The controversial culture of burning votive paper
Burning votive paper with expensive items, in different sizes, has distorted the long-standing spiritual culture of the Vietnamese people. The fact that the burning of votive paper continues to be abused, has been happening in many places, leading to serious environmental problems and high fire hazard risks.
The custom of burning votive papers has existed for a long time and is also opposed by a part of the people. For a long time, the Vietnam Buddhist Sangha has suggested that Buddhists and relatives get rid of the custom of burning votive papers. Besides those who still maintain this custom, many people strongly support the elimination of the practice of burning votive papers.

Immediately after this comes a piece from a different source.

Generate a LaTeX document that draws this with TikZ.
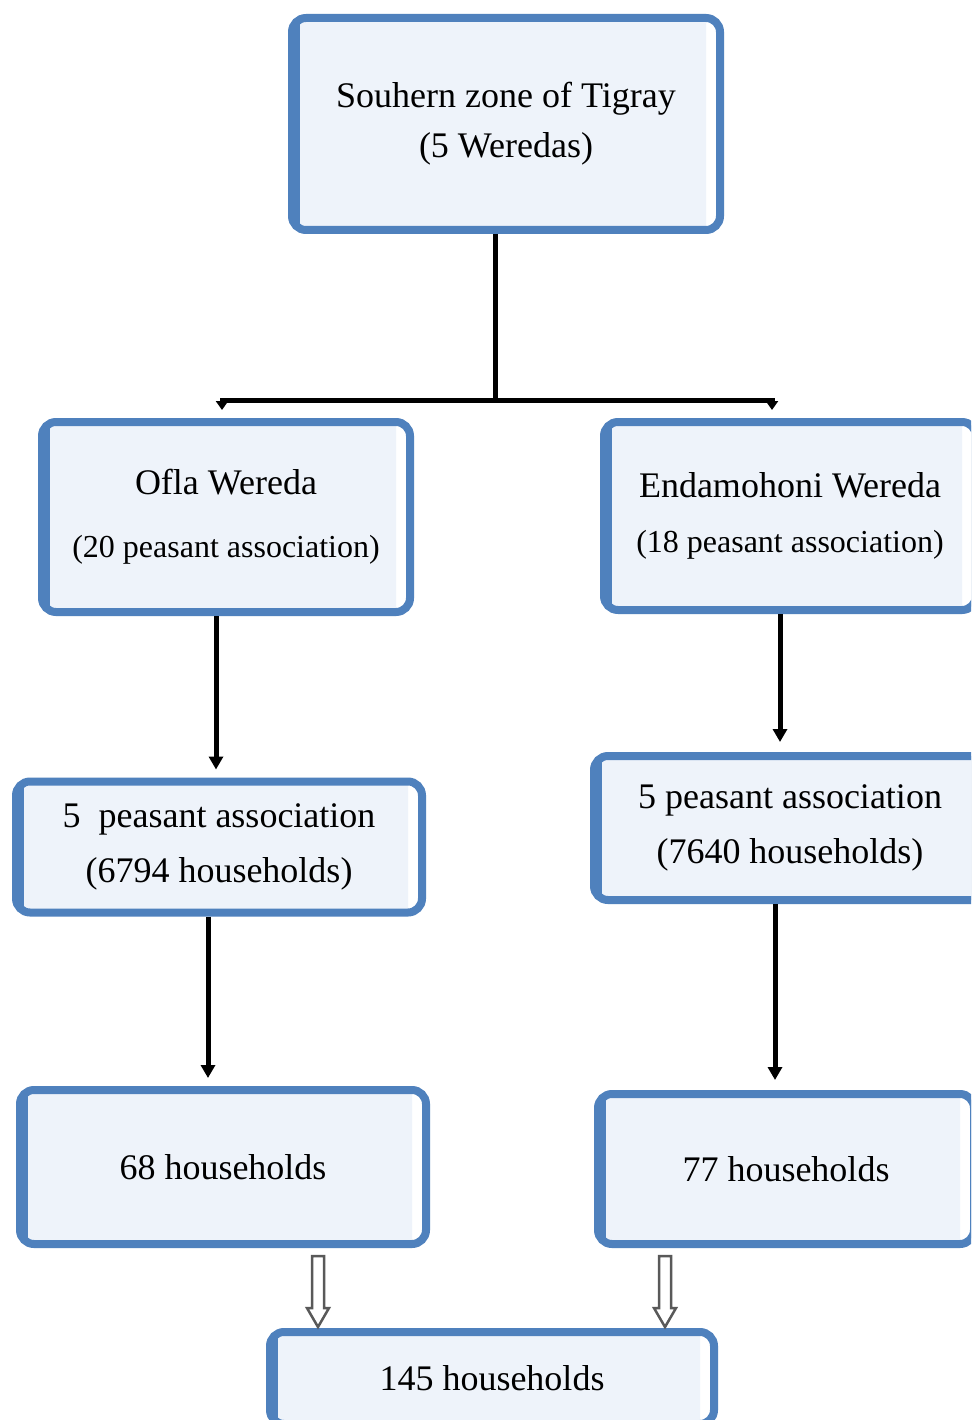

According to statistics, each year Vietnam burns about 50,000 tons of votive paper, and in Hanoi alone, people pay around 400 billion VND for buying votive paper and paper money. Using real money with economic value to buy paper coins and votive papers and then following the fire to ashes is wasting precious resources that could be used to save thousands of other lives, but also leads to waste, causing much harm to the environment.
One of the most obvious environmental problems is that as paper is made from wood, burning votive paper means more trees are cut down to meet the market demand. Moreover, burning votive paper can seriously pollute the water environment when many people still think that after burning votive papers, they must pour the trash into rivers, ponds, lakes... with the same belief that thanks to the coolness from the water, liberation and the lost will be received easily. According to Mr. Minh Nhat, a representative from the Garbage Lovers Club in Ho Chi Minh City, “Anything that is not clean water that is poured into rivers and lakes has negative consequences for the creatures living in rivers, lakes, and votive papers in large quantities, also causing unpredictable consequences for the ecosystem. People should understand that burning votive papers has no meaning, and if they want their deceased loved ones to be saved, they must do merit and good deeds and dedicate them to them. That is the right cause and effect and right from the point of view of Buddhism”.
Besides, there have been multiple fires at residential houses due to burning votive paper at home, as the wind can easily blow the ash to new destination. For example, on February 4, 2021, a fire engulfed a fourth-grade house in Lane 8, Tam Khuong Street, Dong Da District, killing four victims, and the reason is due to burning votive paper on an important national holiday.
From the belief that the after life should be the same as the current one, many Vietnamese families have spared no expense in shopping for their deceased loved ones, from houses, cars, or even TVs, flight tickets and any thing that you could imagine. Realising the negative impacts of burning votive paper, along with the spreading education of Buddhism, more and more Vietnamese families are cutting down (or completely eliminating) the action of burning votive paper, instead, switching to other options like planting trees, donating money to charities, etc.